Records from a data collection >>
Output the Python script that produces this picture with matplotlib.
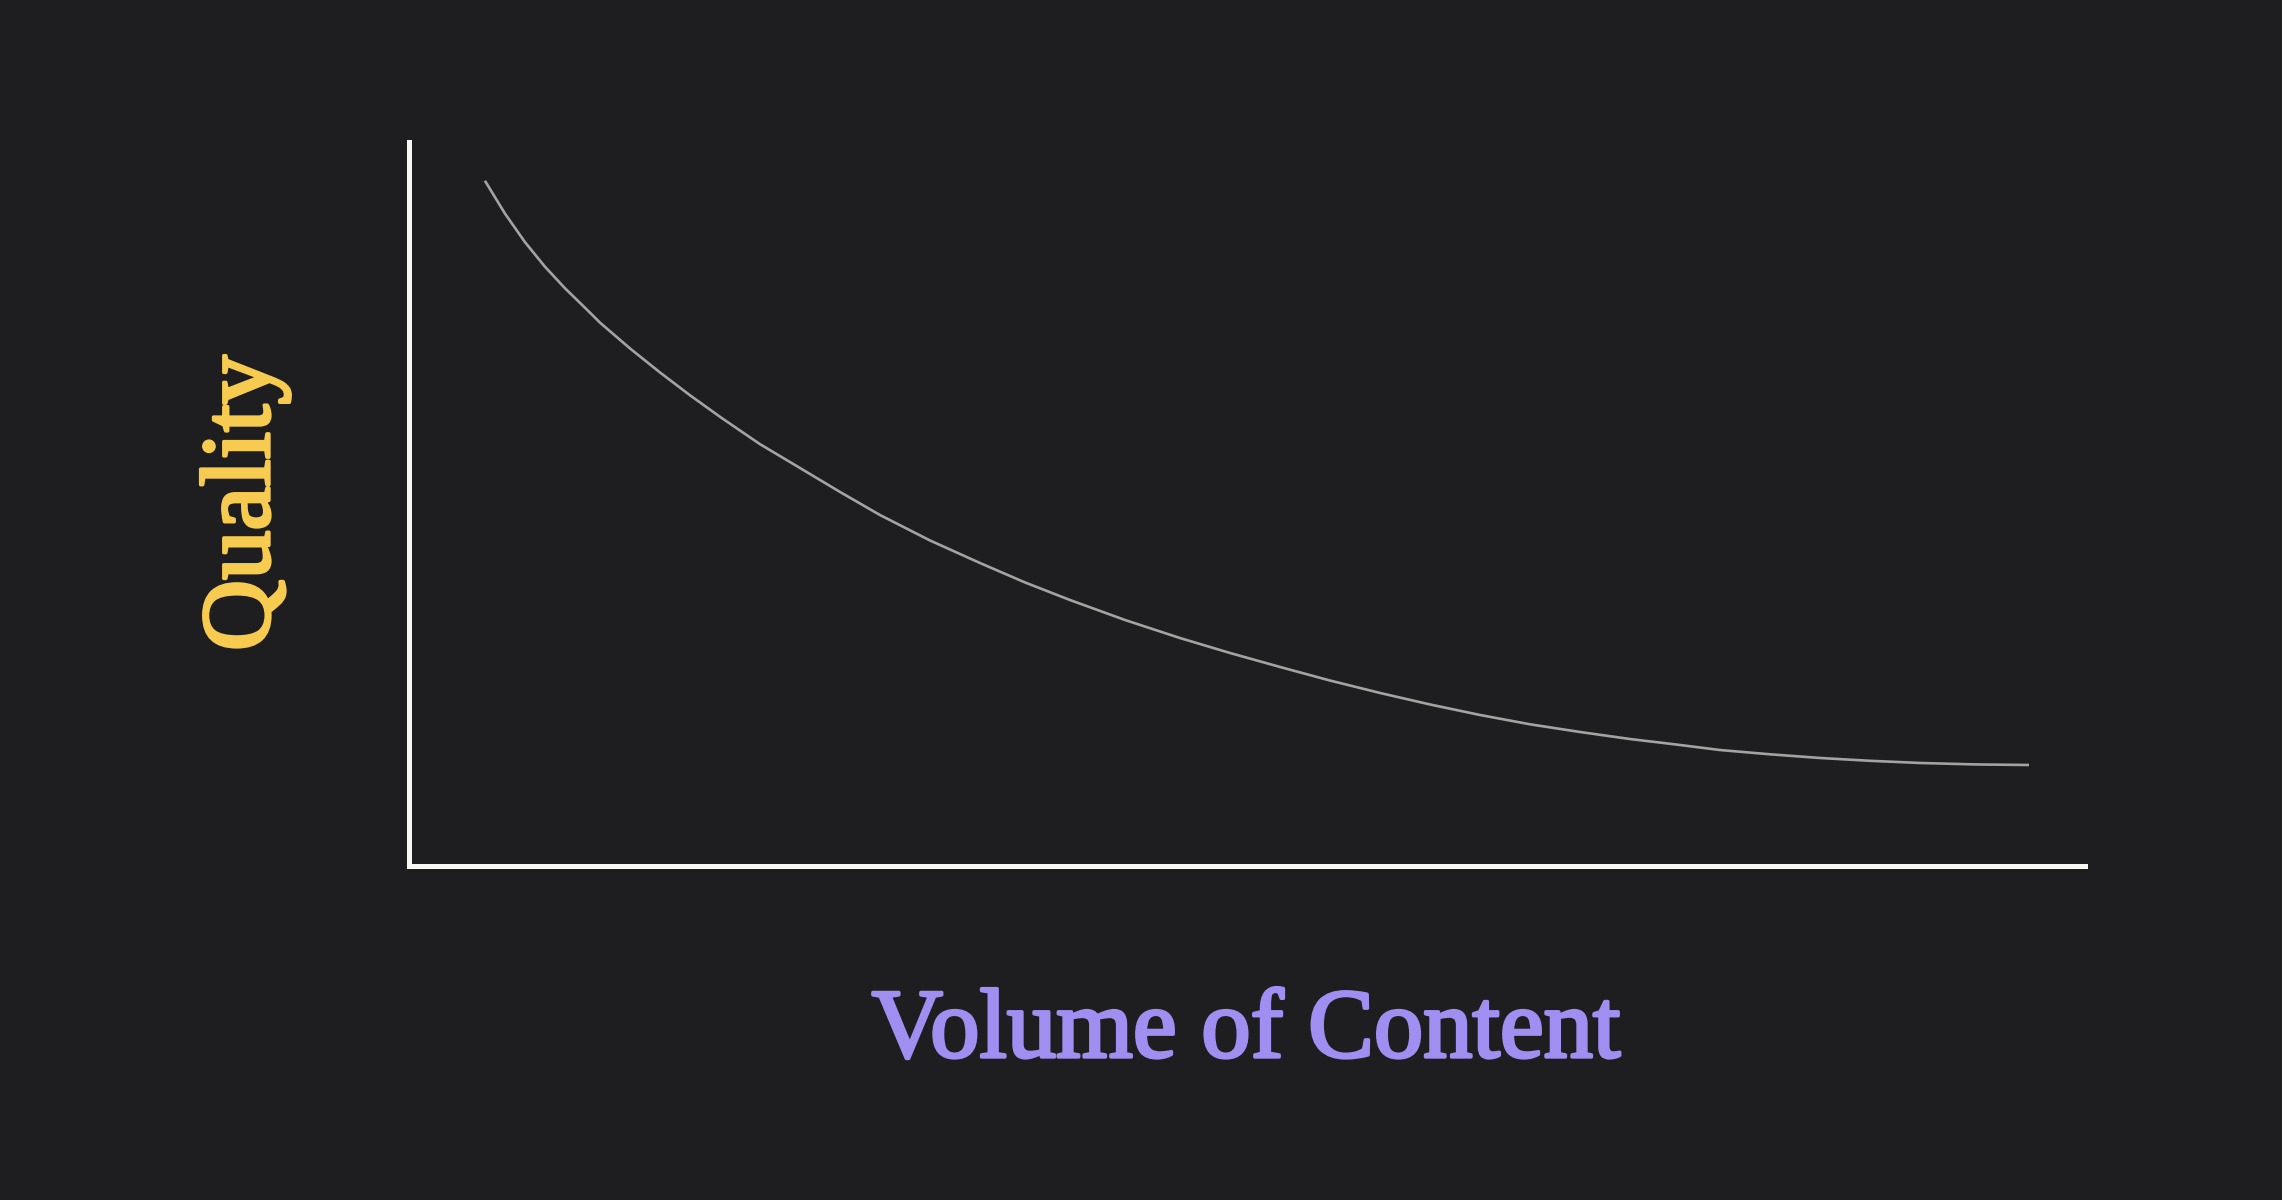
import matplotlib
matplotlib.use("Agg")
import matplotlib.pyplot as plt
import matplotlib.patheffects as pe

# Curve (axes units 0..100)
volume = [4.53, 5.73, 6.92, 8.11, 9.31, 10.50, 11.40, 13.19, 14.98, 16.77, 18.68,
          20.94, 23.33, 25.72, 28.10, 31.09, 34.07, 36.75, 39.44, 42.72, 46.00,
          48.99, 51.97, 54.95, 57.94, 60.92, 63.90, 66.89, 69.87, 72.85, 75.54,
          78.22, 81.20, 84.19, 87.17, 90.16, 93.44, 96.66]
quality = [94.65, 90.10, 86.17, 82.78, 79.79, 77.11, 75.04, 71.48, 68.16, 65.01, 61.84,
           58.27, 54.97, 51.66, 48.48, 44.96, 41.85, 39.17, 36.74, 33.98, 31.49,
           29.42, 27.49, 25.62, 23.90, 22.31, 20.86, 19.57, 18.51, 17.54, 16.80,
           16.02, 15.43, 14.92, 14.53, 14.23, 14.03, 13.95]
x_label = "Volume of Content"
y_label = "Quality"

BG = "#1e1e20"
fig = plt.figure(figsize=(22.82, 12), dpi=100, facecolor=BG)
ax = fig.add_axes([409 / 2282, 1 - 866 / 1200, 1676 / 2282, 724 / 1200])
ax.set_facecolor(BG)
ax.plot(volume, quality, color="#a3a3a3", linewidth=1.9, solid_capstyle="butt",
        solid_joinstyle="round", antialiased=True)
ax.set_xlim(0, 100)
ax.set_ylim(0, 100)
for s in ["top", "right"]:
    ax.spines[s].set_visible(False)
for s in ["left", "bottom"]:
    ax.spines[s].set_color("#f8f8f2")
    ax.spines[s].set_linewidth(3.6)
ax.set_xticks([])
ax.set_yticks([])

serif = ["Liberation Serif", "DejaVu Serif"]
xc, yc = "#a08ef0", "#f6cb50"
fig.text(1246 / 2282, 1 - 1057 / 1200, x_label, ha="center", va="baseline",
         fontsize=71, color=xc, family=serif,
         path_effects=[pe.withStroke(linewidth=2.4, foreground=xc)])
fig.text(245 / 2282, 1 - 503 / 1200, y_label, ha="center", va="center",
         rotation=90, fontsize=71, color=yc, family=serif,
         path_effects=[pe.withStroke(linewidth=2.4, foreground=yc)])

fig.savefig("out.png", dpi=100, facecolor=BG)
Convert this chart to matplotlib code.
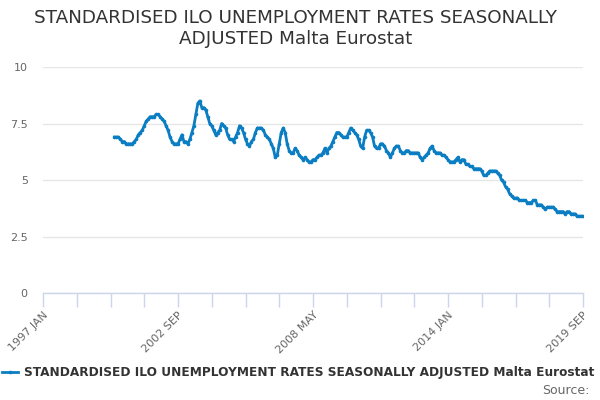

WHAT YOU HAVE TO DO >>
The images in the entries above should be left out; please reproduce exactly the lines from the first through the one containing "import matplotlib.patheffects as pe".

ANSWER FOR THIS EXERCISE >>
Output the Python script that produces this picture with matplotlib.
import matplotlib
matplotlib.use("Agg")
import matplotlib.pyplot as plt
import matplotlib.patheffects as pe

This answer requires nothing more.